Turns out one of my favorite ice fishing spots is a mile or two away from Doef’s Greenhouses [Ep. 33]. I shot these two episodes in the same morning. A morning I will not soon forget, as I learned that hauling all my fishing camp gear and all of my camera gear for a km or two in deep snow is not a very good idea.

So I made up a 5% brine, threw it into my ice fishing bucket, and set out to give it a go.  I’d read that you should do it with super-fresh eggs. I can attest to the fact that they do deteriorate rapidly under refrigeration. Subsequent concept: go catch a fish with a DSLR on record, then kill and de-roe the fish right then and there on the ice. Can’t get much fresher than that. If you want to give this a go, you might want to read up on freezing freshwater fish prior to eating a raw preparation, so you can manage any bug-risks yourself. I’ve done my homework. So how was it? Watch the video.

Crispy Perch Roe

02.25.12

Perch

Some Grant MacEwan University students were at my house the other day doing a photo doc about me, and my dad showed up with a box of 9 perch he’d caught. One of them was a giant 14.5″ long [the fish, not the student], and weighed 830g. The roe sac in the thing was giant, filling my open hand. In fact, every single one of them was female, and I removed all the roe sacs, adding up to a whopping half-kilo+ of perch roe. That’s a lot of roe. What on earth was I going to do with that much roe.

The man who guided me last month for Episode 26, and as a consequence got me hooked on this ice fishing thing [I've gone every single week since then], suggested frying the roe until crispy. Sounded interesting – I’d only ever cooked roe until just done. Crispy things, generally speaking, are tasty.
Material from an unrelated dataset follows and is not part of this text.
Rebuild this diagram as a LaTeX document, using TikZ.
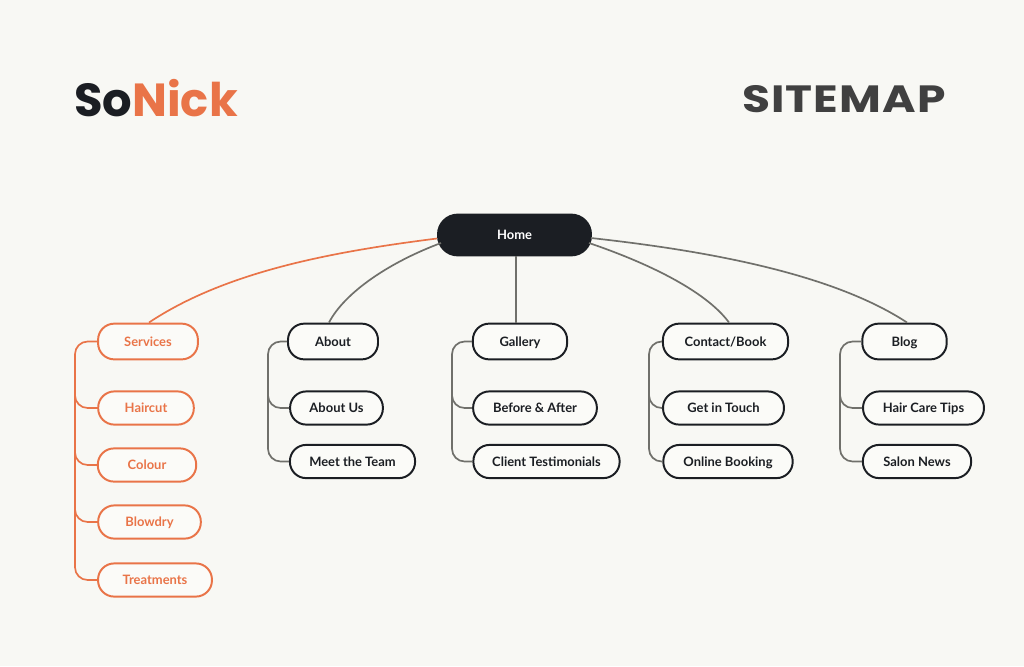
\documentclass[tikz,border=0pt]{standalone}
\usepackage{fontspec}
\setmainfont{Lato}
\newfontfamily\logofont{Poppins}
\newfontfamily\titlefont{Poppins}[FakeStretch=1.2,LetterSpace=3]
\definecolor{bg}{RGB}{248,248,244}
\definecolor{ink}{RGB}{27,30,35}
\definecolor{c1}{RGB}{233,116,72}
\definecolor{c2}{RGB}{112,112,107}
\definecolor{c3}{RGB}{64,64,64}
\tikzset{
  page box/.style={minimum height=23.6pt,text height=8.7pt,text depth=1.8pt,inner xsep=0pt,inner ysep=0pt,
    font=\fontsize{9.2}{11}\selectfont\bfseries,line width=1.4pt,rounded corners=11.5pt,draw},
  blackbox/.style={page box,draw=ink,text=ink,fill=white!40!bg},
  orangebox/.style={page box,draw=c1,text=c1,fill=white!40!bg},
  homebox/.style={page box,fill=ink,draw=ink,text=white,rounded corners=14pt},
  link/.style={c2,line width=1.2pt},
  orangelink/.style={c1,line width=1.2pt},
  branch/.style={link,rounded corners=9pt},
  orangebranch/.style={orangelink,rounded corners=9pt}
}
\begin{document}
\begin{tikzpicture}[x=.025cm,y=-.025cm]
      \fill[bg] (0,0) rectangle (1024,666);
      \useasboundingbox (0,0) rectangle (1024,666);

      % logo and title
      \node[font=\logofont\fontsize{33}{36}\selectfont\bfseries,text=ink,inner sep=0pt] (logo) at (156,98) {So\textcolor{c1}{Nick}};
      \node[font=\titlefont\fontsize{27}{30}\selectfont\bfseries,text=c3,inner sep=0pt] (title) at (844,99) {SITEMAP};

      % top
      \node[homebox,minimum width=108.8pt,minimum height=29pt] (home) at (514.5,235) {Home};

      % main pages
      \node[orangebox,minimum width=71pt,minimum height=25.4pt] (services) at (148,341.5) {Services};
      \node[blackbox,minimum width=64pt,minimum height=25.4pt] (about) at (333,341.5) {About};
      \node[blackbox,minimum width=67pt,minimum height=25.4pt] (gallery) at (520,341.5) {Gallery};
      \node[blackbox,minimum width=89pt,minimum height=25.4pt] (contact) at (725.5,341.5) {Contact/Book};
      \node[blackbox,minimum width=60pt,minimum height=25.4pt] (blog) at (904.5,341.5) {Blog};

      % sub pages
      \node[orangebox,minimum width=68pt] (haircut) at (146,408) {Haircut};
      \node[orangebox,minimum width=70pt] (colour) at (147,465) {Colour};
      \node[orangebox,minimum width=73pt] (blowdry) at (149.5,522) {Blowdry};
      \node[orangebox,minimum width=81pt] (treatments) at (155,580) {Treatments};
      \node[blackbox,minimum width=66pt] (aboutus) at (336.5,408) {About Us};
      \node[blackbox,minimum width=89pt] (team) at (352.5,461.5) {Meet the Team};
      \node[blackbox,minimum width=88pt] (before) at (535,408) {Before \& After};
      \node[blackbox,minimum width=104pt] (client) at (546.5,461.5) {Client Testimonials};
      \node[blackbox,minimum width=86pt] (touch) at (723.5,408) {Get in Touch};
      \node[blackbox,minimum width=92pt] (booking) at (728,461.5) {Online Booking};
      \node[blackbox,minimum width=86pt] (tips) at (923.5,408) {Hair Care Tips};
      \node[blackbox,minimum width=77pt] (news) at (917,461.5) {Salon News};

      % curves from the top
      \draw[orangelink] (home.west |- 0,238.5) .. controls (330,252) and (225,272) .. (149,322.5);
      \draw[link] (441,243) .. controls (390,262) and (345,292) .. (329,322.5);
      \draw[link] (home.south -| 516,0) -- (gallery.north -| 516,0);
      \draw[link] (589,243) .. controls (645,262) and (705,290) .. (729,322.5);
      \draw[link] (591,238) .. controls (700,250) and (830,272) .. (907,322.5);

      % free ends on the trunks
      \coordinate (s1) at (75,400);
      \coordinate (s2) at (75,456);
      \coordinate (s3) at (75,513);
      \coordinate (a1) at (268,402);
      \coordinate (g1) at (452,402);
      \coordinate (c1) at (649,402);
      \coordinate (b1) at (840,402);

      % trunks
      \draw[orangebranch] (services.west) -| (s1) |- (treatments.west);
      \draw[branch] (about.west) -| (a1) |- (team.west);
      \draw[branch] (gallery.west) -| (g1) |- (client.west);
      \draw[branch] (contact.west) -| (c1) |- (booking.west);
      \draw[branch] (blog.west) -| (b1) |- (news.west);

      % side branches
      \draw[orangebranch] (s1) |- (haircut.west);
      \draw[orangebranch] (s2) |- (colour.west);
      \draw[orangebranch] (s3) |- (blowdry.west);
      \draw[branch] (a1) |- (aboutus.west);
      \draw[branch] (g1) |- (before.west);
      \draw[branch] (c1) |- (touch.west);
      \draw[branch] (b1) |- (tips.west);
\end{tikzpicture}
\end{document}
As it turns out, fish eggs take a long time to get crispy – but they do. They also pop all over, many an egg making an escape from the pan like popcorn might do without a lid. I recommend covering the pan with a screen. I added a bit of red  onion, salt, and it definitely benefited from some pepper. Happened to have some re-fried mashed potato to go with it, and those to things get along. Fried eggs and potatoes, outside the box. The cous-cous-like fish eggs kind of end up like a fried breadcrumb topping, which is very pleasant. I would do this again, but would love to try it when there are fresh chives, parsley, maybe some chervil in the garden to finish and toss them with. More roe R&D is on its way soon.